-- BEGIN GIVEN DATA --

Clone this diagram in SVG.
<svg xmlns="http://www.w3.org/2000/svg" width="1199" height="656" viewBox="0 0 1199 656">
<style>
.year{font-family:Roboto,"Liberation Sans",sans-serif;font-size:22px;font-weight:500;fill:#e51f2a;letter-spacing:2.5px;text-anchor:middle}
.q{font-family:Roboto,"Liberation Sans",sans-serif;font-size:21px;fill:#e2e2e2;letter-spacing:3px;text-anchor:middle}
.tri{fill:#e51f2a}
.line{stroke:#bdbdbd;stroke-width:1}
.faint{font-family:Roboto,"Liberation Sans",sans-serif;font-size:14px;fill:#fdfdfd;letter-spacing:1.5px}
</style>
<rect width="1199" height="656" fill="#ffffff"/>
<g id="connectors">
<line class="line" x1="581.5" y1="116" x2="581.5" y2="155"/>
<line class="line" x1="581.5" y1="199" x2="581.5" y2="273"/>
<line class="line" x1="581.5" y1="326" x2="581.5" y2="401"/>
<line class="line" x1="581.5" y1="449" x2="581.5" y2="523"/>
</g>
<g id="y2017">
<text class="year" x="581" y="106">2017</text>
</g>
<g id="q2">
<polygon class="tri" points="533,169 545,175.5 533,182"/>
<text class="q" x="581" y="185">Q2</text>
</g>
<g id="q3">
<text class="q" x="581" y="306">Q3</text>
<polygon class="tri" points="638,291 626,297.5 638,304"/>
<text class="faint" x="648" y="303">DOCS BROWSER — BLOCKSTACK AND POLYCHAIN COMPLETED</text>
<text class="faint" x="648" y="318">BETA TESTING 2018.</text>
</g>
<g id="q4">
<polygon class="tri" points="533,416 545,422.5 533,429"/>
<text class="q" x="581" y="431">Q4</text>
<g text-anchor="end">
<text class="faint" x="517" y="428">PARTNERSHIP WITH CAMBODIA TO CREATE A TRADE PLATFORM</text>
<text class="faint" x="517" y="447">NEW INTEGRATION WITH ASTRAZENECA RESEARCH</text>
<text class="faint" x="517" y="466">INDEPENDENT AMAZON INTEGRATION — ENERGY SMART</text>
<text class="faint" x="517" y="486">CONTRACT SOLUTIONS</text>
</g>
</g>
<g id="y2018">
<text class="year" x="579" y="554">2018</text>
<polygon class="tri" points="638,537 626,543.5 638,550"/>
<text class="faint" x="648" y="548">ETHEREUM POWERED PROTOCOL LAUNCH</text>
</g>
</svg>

-- END GIVEN DATA --

◆ **REQUIRED TASK**
Reproduce the data in full, exactly as presented.

◆ **EXPECTED ANSWER**
Clone this diagram in SVG.
<svg xmlns="http://www.w3.org/2000/svg" width="1199" height="656" viewBox="0 0 1199 656">
<style>
.year{font-family:Roboto,"Liberation Sans",sans-serif;font-size:22px;font-weight:500;fill:#e51f2a;letter-spacing:2.5px;text-anchor:middle}
.q{font-family:Roboto,"Liberation Sans",sans-serif;font-size:21px;fill:#e2e2e2;letter-spacing:3px;text-anchor:middle}
.tri{fill:#e51f2a}
.line{stroke:#bdbdbd;stroke-width:1}
.faint{font-family:Roboto,"Liberation Sans",sans-serif;font-size:14px;fill:#fdfdfd;letter-spacing:1.5px}
</style>
<rect width="1199" height="656" fill="#ffffff"/>
<g id="connectors">
<line class="line" x1="581.5" y1="116" x2="581.5" y2="155"/>
<line class="line" x1="581.5" y1="199" x2="581.5" y2="273"/>
<line class="line" x1="581.5" y1="326" x2="581.5" y2="401"/>
<line class="line" x1="581.5" y1="449" x2="581.5" y2="523"/>
</g>
<g id="y2017">
<text class="year" x="581" y="106">2017</text>
</g>
<g id="q2">
<polygon class="tri" points="533,169 545,175.5 533,182"/>
<text class="q" x="581" y="185">Q2</text>
</g>
<g id="q3">
<text class="q" x="581" y="306">Q3</text>
<polygon class="tri" points="638,291 626,297.5 638,304"/>
<text class="faint" x="648" y="303">DOCS BROWSER — BLOCKSTACK AND POLYCHAIN COMPLETED</text>
<text class="faint" x="648" y="318">BETA TESTING 2018.</text>
</g>
<g id="q4">
<polygon class="tri" points="533,416 545,422.5 533,429"/>
<text class="q" x="581" y="431">Q4</text>
<g text-anchor="end">
<text class="faint" x="517" y="428">PARTNERSHIP WITH CAMBODIA TO CREATE A TRADE PLATFORM</text>
<text class="faint" x="517" y="447">NEW INTEGRATION WITH ASTRAZENECA RESEARCH</text>
<text class="faint" x="517" y="466">INDEPENDENT AMAZON INTEGRATION — ENERGY SMART</text>
<text class="faint" x="517" y="486">CONTRACT SOLUTIONS</text>
</g>
</g>
<g id="y2018">
<text class="year" x="579" y="554">2018</text>
<polygon class="tri" points="638,537 626,543.5 638,550"/>
<text class="faint" x="648" y="548">ETHEREUM POWERED PROTOCOL LAUNCH</text>
</g>
</svg>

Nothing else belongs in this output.